Dans le monde de la randonnée, ce serait un chemin de traverse. Celui qu’il faut trouver soi-même sans balise, sans instrument de mesure, avec les moyens du bord.

La marionnette, c’est une histoire de trouvaille et de bricolage.

On n’écrit pas pour elle. On vocalise avec elle. Elle n’a pas de cordes vocales, pas comme un comédien. C’est inutile de lui faire dire des phrases censées.

N’empêche que : si on la laisse parler, elle peut tout dire.

La marionnette est une statue qui a mal tourné.
Elle a ce côté solennel de la statue, mais c’est une statue descendue de son piédestal : ça la rend plus humaine, plus proche de nous, plus triviale aussi, parce qu’elle a trahi sa lignée (comme il y a des noblesses de robe, il pourrait y avoir des noblesses de pierre).

La marionnette a un passé sacerdotal, et dans certains pays, elle est restée très  pratiquante (par exemple en Indonésie, le wayang: ça peut vous encérémonialiser un spectacle pendant des jours et des jours).

La marionnette est transgressive.
C’est une aristo passée du côté du peuple.

lundi 2 mai 2016

2 mai 2016 - 10h30 - Nouvelle édition des Voix de la marionnette


Bienvenue dans la ZUT ! Le thème, cette année, tourne autour de l’INTRUS. Tiens tiens ! Comme c’est étrange ! Justement, il manque un auteur. Les gardes-frontières n’aiment pas l’improvisation. L’ile Maurice, cette année, restera au large, et Zut.

Pour qu’il y ait des intrus, il faut des ports (ça marche aussi avec un e à la fin : pour qu’il ait des intrus, il faut des portes): ça tombe bien, on est à Diégo Suarez et... oh! C'est un port!
 
S’il n’y avait pas de port, il n’y aurait pas d’intrus. Le port est là pour accueillir tous les intrus du monde.
Qui ne sont des intrus qu’en arrivant au port.
Avant, ils sont entre eux, ils sont accrochés à une rive quelconque, ils ont un cordon qui les rattache à une vie écrite ailleurs.

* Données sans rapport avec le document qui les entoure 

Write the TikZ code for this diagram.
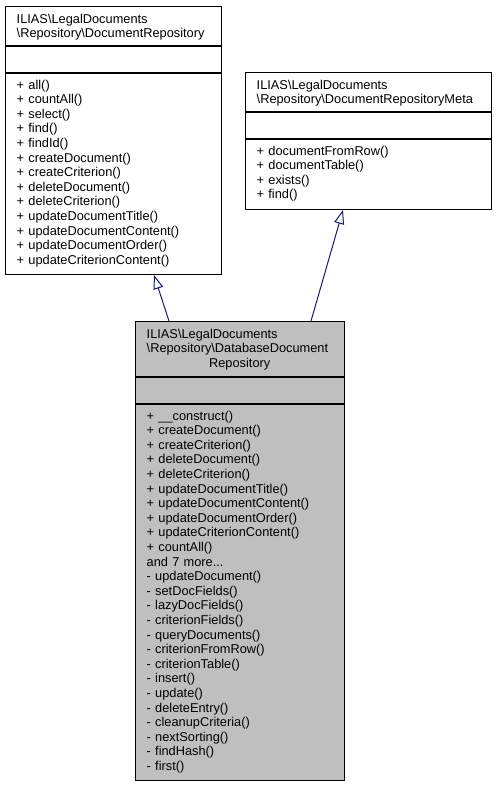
\documentclass[tikz,border=0pt]{standalone}
\usepackage{fontspec}
\setmainfont{Liberation Sans}
\usetikzlibrary{arrows.meta}
\definecolor{dbfill}{RGB}{191,191,191}
\definecolor{edgeblue}{RGB}{25,25,112}
\begin{document}
\begin{tikzpicture}[
    x=1pt, y=-1pt,
    part/.style={rectangle, draw=black, line width=1pt, fill=white, inner sep=0pt, anchor=north west},
    hilite/.style={fill=dbfill},
    txt/.style={anchor=base west, inner sep=0pt, align=left, font=\fontsize{12.8}{14.6}\selectfont},
    inherit/.style={draw=edgeblue, line width=1pt, -{Triangle[open, length=14pt, width=10pt, fill=white]}} % Stile per l'ereditarieta
]
\useasboundingbox (0,0) rectangle (496,785);
% DocumentRepository
\node[part, minimum width=216pt, minimum height=39pt] (repoT) at (5,6) {};
\node[part, minimum width=216pt, minimum height=26pt] (repoA) at (repoT.south west) {};
\node[part, minimum width=216pt, minimum height=201pt] (repoM) at (repoA.south west) {};
\node[txt, text width=193pt] (repoTt) at ([xshift=11.5pt, yshift=-17pt]repoT.north west)
    {ILIAS\textbackslash LegalDocuments\\\textbackslash Repository\textbackslash DocumentRepository};
\node[txt, text width=193pt] (repoMt) at ([xshift=11.5pt, yshift=-16pt]repoM.north west)
    {+ all()\\+ countAll()\\+ select()\\+ find()\\+ findId()\\+ createDocument()\\+ createCriterion()\\+ deleteDocument()\\+ deleteCriterion()\\+ updateDocumentTitle()\\+ updateDocumentContent()\\+ updateDocumentOrder()\\+ updateCriterionContent()};
% DocumentRepositoryMeta
\node[part, minimum width=246pt, minimum height=39pt] (metaT) at (245,72) {};
\node[part, minimum width=246pt, minimum height=26pt] (metaA) at (metaT.south west) {};
\node[part, minimum width=246pt, minimum height=70pt] (metaM) at (metaA.south west) {};
\node[txt, text width=223pt] (metaTt) at ([xshift=11.5pt, yshift=-17pt]metaT.north west)
    {ILIAS\textbackslash LegalDocuments\\\textbackslash Repository\textbackslash DocumentRepositoryMeta};
\node[txt, text width=223pt] (metaMt) at ([xshift=11.5pt, yshift=-16pt]metaM.north west)
    {+ documentFromRow()\\+ documentTable()\\+ exists()\\+ find()};
% DatabaseDocumentRepository
\node[part, hilite, minimum width=209pt, minimum height=55pt] (dbT) at (135,321) {};
\node[part, hilite, minimum width=209pt, minimum height=26pt] (dbA) at (dbT.south west) {};
\node[part, hilite, minimum width=209pt, minimum height=376pt] (dbM) at (dbA.south west) {};
\node[txt, text width=186pt] (dbTt) at ([xshift=11.5pt, yshift=-17pt]dbT.north west)
    {ILIAS\textbackslash LegalDocuments\\\textbackslash Repository\textbackslash DatabaseDocument\\\hspace*{\fill}Repository\hspace*{\fill}\mbox{}};
\node[txt, text width=186pt] (dbMt) at ([xshift=11.5pt, yshift=-16pt]dbM.north west)
    {+ \_\_construct()\\+ createDocument()\\+ createCriterion()\\+ deleteDocument()\\+ deleteCriterion()\\+ updateDocumentTitle()\\+ updateDocumentContent()\\+ updateDocumentOrder()\\+ updateCriterionContent()\\+ countAll()\\and 7 more...\\- updateDocument()\\- setDocFields()\\- lazyDocFields()\\- criterionFields()\\- queryDocuments()\\- criterionFromRow()\\- criterionTable()\\- insert()\\- update()\\- deleteEntry()\\- cleanupCriteria()\\- nextSorting()\\- findHash()\\- first()};
% ereditarieta
\draw[inherit] ([xshift=34pt]dbT.north west) -- ([xshift=149pt]repoM.south west);
\draw[inherit] ([xshift=176pt]dbT.north west) -- ([xshift=98pt]metaM.south west);
\end{tikzpicture}
\end{document}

C’est en descendant du bateau qu’ils deviennent des intrus.

L’intrus intrigue. On ne sait pas d’où il vient, il n’est pas tout entier appréciable, il ne parle peut-être pas la même langue (on l’admire parce qu’il parle une autre langue, ça le rend plus intelligent, ça le rend plus riche, ça le rend plus inaccessible). Il fait peur parce qu’on ne le possède pas complètement. On ne pourra jamais, même s’il raconte sa vie, faire le tour de sa personne. D’ailleurs, il n’est personne et on ne lui demande rien.

Il y a des bouts de lui qu’on ne parviendra jamais à concevoir. L’intrus n’est pas concevable. Il n’est même pas pensable.

A moins qu’on aime le mystère. La face cachée de la lune, plus que la lune elle-même.

Dans ce cas, on prendra l’intrus pour ce qu’il est : un risque à prendre.

On ne nait pas intrus, on le devient. Par la grâce des ports et par la grâce des frontières.

De ces ports et de ces frontières, il sera donc question.

dimanche 1 mai 2016

Bienvenue dans la ZUT !


Tous ZUTistes!

Dès demain: ouverture officielle de la ZONE D'UTOPIE TEMPORAIRE.

Installée provisoirement à l'Alliance française de Diégo Suarez, accueillant des artistes provisoirement ou définitivement malgaches, ouvrant les bras à l'imaginaire débridé d'artistes absolument versés dans les utopies pirates, les Voix de la Marionnette investissent la ZUT!